■ **What to do**:
Answer with a single number: the count of lines that include the string "picture".

■ **Data section**:
+++

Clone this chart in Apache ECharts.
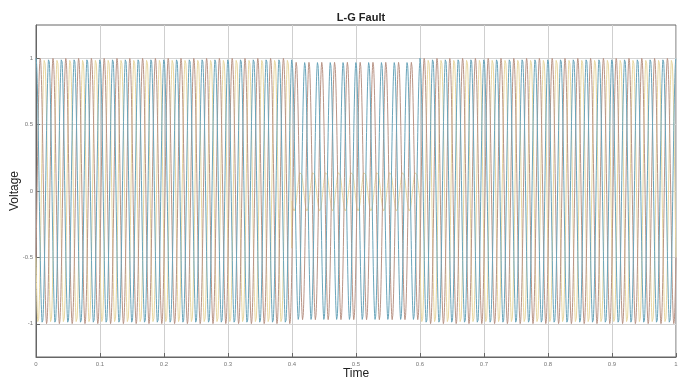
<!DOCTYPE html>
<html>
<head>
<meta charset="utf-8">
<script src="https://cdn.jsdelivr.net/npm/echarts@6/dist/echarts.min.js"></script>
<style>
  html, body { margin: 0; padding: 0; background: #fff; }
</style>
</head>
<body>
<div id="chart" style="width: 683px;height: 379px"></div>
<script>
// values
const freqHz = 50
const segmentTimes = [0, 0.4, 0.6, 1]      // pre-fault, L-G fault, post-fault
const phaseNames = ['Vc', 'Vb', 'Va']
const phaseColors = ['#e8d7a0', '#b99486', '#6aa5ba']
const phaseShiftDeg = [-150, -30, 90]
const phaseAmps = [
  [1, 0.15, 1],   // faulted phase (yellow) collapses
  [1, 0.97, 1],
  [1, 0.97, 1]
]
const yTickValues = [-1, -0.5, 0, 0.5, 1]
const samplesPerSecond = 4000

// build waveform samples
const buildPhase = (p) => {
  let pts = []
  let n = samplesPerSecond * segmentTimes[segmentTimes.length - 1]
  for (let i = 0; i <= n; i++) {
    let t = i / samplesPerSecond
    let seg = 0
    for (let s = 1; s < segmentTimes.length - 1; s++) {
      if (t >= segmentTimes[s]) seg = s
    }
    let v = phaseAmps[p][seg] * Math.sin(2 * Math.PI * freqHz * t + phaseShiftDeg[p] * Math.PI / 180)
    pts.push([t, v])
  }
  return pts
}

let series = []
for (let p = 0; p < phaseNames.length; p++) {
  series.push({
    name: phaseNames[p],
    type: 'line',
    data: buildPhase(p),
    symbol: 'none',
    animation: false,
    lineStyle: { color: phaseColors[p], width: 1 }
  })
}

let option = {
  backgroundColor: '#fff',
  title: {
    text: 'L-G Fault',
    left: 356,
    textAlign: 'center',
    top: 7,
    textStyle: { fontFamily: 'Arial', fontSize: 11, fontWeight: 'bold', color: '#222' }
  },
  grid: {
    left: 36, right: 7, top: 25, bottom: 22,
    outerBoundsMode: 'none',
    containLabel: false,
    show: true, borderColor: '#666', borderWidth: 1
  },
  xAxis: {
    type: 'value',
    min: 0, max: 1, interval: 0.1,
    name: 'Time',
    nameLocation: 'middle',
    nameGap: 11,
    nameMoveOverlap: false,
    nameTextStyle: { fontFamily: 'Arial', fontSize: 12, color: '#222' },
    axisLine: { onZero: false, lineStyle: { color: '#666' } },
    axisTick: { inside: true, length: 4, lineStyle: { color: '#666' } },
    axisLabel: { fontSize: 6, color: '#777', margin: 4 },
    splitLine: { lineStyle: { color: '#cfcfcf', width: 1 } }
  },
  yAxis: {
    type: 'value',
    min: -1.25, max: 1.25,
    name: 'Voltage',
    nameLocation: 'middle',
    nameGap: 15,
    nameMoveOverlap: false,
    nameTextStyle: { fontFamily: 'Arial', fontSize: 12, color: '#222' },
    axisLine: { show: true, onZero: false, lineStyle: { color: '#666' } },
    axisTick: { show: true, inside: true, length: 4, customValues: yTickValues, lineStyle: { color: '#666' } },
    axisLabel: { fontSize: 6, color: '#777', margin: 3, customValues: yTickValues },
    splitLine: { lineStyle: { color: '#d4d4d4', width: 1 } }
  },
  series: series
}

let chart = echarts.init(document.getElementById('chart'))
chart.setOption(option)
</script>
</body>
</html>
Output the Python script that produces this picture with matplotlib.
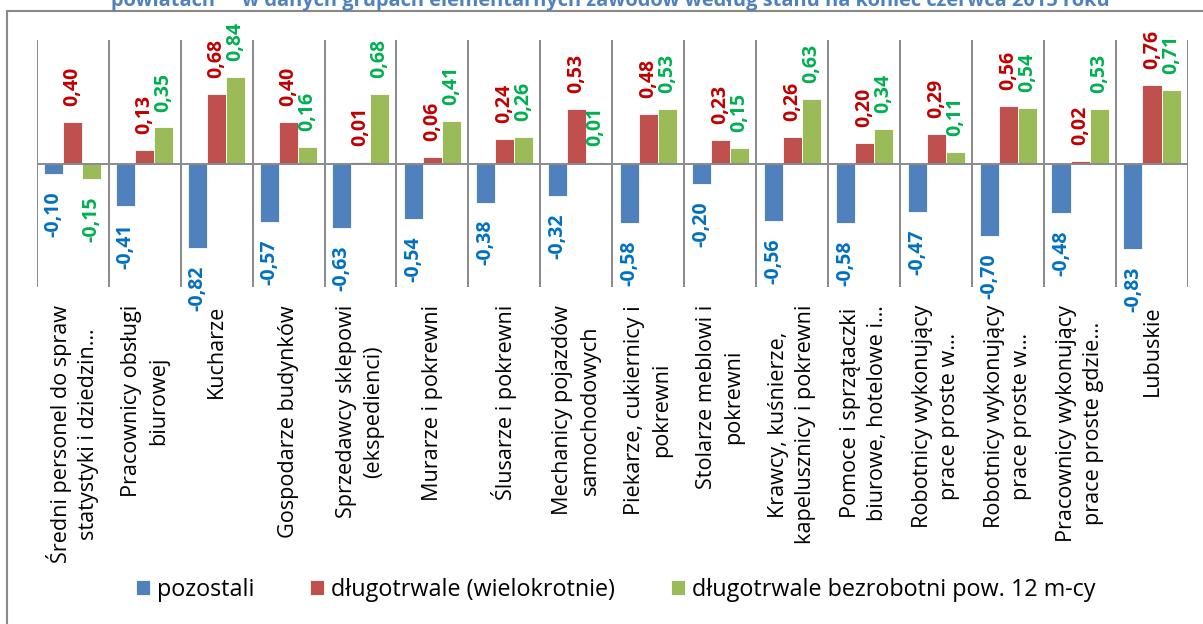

+++

■ **Answer to the task**:
1